REQUIREMENTS:
Show each line that has the string "matplotlib" in it.

DATA:
******
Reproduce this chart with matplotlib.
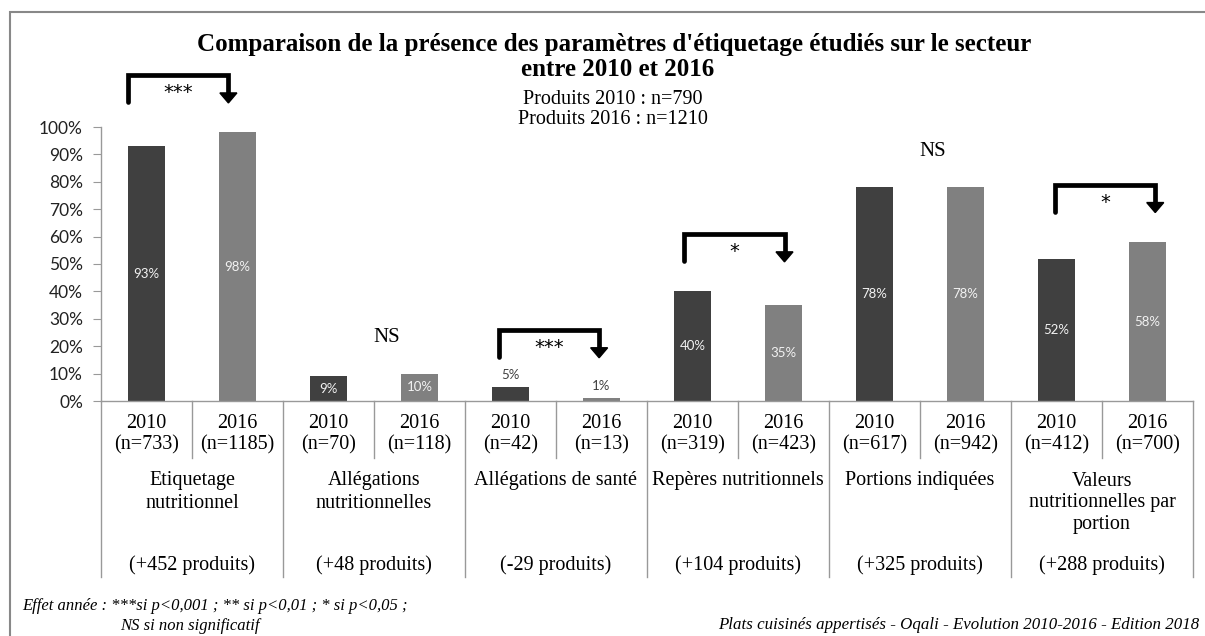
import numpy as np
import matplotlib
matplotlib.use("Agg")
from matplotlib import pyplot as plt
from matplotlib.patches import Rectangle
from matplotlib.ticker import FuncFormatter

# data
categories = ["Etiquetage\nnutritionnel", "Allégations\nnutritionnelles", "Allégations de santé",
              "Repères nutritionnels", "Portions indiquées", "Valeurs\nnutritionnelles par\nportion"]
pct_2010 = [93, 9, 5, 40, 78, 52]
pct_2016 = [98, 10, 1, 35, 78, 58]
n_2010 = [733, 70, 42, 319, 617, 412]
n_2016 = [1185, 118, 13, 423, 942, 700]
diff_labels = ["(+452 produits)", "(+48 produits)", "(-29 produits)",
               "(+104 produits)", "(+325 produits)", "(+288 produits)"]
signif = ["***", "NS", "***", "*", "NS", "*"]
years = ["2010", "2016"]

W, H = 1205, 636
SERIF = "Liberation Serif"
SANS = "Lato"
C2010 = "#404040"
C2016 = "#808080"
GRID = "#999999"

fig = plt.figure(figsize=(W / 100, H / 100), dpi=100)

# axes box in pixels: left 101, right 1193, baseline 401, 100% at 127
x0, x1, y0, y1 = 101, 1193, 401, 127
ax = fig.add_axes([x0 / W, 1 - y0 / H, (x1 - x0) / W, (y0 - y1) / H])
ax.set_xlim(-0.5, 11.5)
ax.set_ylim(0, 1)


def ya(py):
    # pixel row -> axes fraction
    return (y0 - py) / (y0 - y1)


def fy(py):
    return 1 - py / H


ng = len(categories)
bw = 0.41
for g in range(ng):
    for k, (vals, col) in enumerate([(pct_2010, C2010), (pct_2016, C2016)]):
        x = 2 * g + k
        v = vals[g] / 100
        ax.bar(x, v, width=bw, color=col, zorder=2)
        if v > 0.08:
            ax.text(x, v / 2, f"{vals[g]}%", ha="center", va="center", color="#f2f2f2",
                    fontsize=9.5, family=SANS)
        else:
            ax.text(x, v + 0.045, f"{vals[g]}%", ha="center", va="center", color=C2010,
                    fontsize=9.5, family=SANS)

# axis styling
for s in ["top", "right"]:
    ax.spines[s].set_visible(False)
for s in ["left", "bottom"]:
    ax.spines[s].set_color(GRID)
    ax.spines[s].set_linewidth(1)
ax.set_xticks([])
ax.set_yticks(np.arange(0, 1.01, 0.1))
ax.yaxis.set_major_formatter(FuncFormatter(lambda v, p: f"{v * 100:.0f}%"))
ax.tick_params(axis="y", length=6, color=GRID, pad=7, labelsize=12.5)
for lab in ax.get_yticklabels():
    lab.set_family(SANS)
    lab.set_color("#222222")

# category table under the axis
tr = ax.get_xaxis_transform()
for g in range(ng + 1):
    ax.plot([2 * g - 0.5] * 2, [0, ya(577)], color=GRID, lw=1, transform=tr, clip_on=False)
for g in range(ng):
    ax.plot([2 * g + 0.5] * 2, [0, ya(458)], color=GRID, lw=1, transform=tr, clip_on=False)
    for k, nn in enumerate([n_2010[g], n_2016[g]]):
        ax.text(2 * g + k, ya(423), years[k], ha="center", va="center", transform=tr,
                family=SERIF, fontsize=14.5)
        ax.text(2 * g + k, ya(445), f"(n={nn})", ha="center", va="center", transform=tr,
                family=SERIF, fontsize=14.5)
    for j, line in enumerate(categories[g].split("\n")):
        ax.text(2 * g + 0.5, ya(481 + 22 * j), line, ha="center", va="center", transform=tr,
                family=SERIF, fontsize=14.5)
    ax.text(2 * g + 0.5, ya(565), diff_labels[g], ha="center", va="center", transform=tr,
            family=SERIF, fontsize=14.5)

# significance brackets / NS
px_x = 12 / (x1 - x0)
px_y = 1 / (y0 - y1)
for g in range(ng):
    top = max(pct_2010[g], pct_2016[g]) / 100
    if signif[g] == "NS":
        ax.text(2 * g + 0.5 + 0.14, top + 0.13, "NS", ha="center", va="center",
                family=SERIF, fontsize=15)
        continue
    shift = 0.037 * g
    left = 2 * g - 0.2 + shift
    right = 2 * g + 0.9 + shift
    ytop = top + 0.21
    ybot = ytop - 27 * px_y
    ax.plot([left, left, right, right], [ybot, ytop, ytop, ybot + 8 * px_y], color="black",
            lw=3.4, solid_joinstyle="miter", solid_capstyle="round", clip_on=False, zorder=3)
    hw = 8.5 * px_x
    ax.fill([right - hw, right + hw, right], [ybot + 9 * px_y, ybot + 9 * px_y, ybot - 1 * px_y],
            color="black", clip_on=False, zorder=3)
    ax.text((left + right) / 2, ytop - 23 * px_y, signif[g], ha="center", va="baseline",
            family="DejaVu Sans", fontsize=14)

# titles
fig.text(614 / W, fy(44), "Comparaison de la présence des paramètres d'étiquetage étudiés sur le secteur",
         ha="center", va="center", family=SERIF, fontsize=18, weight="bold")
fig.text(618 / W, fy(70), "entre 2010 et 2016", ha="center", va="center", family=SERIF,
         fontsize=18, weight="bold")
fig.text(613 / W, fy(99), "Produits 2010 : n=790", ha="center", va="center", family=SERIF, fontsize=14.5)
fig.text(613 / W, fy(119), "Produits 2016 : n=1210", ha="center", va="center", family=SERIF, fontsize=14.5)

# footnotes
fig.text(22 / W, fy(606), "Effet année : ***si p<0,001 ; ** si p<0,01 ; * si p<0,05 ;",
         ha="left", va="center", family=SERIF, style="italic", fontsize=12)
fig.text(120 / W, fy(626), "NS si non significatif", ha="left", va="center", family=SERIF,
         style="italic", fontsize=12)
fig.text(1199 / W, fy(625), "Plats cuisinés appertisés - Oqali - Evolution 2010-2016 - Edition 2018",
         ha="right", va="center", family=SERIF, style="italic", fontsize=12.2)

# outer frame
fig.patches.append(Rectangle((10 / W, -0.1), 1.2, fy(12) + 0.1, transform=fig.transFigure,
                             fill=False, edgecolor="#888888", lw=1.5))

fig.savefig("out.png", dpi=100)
******
EXERCISE OUTPUT:
Reproduce this chart with matplotlib.
import matplotlib
matplotlib.use("Agg")
from matplotlib import pyplot as plt
from matplotlib.patches import Rectangle
from matplotlib.ticker import FuncFormatter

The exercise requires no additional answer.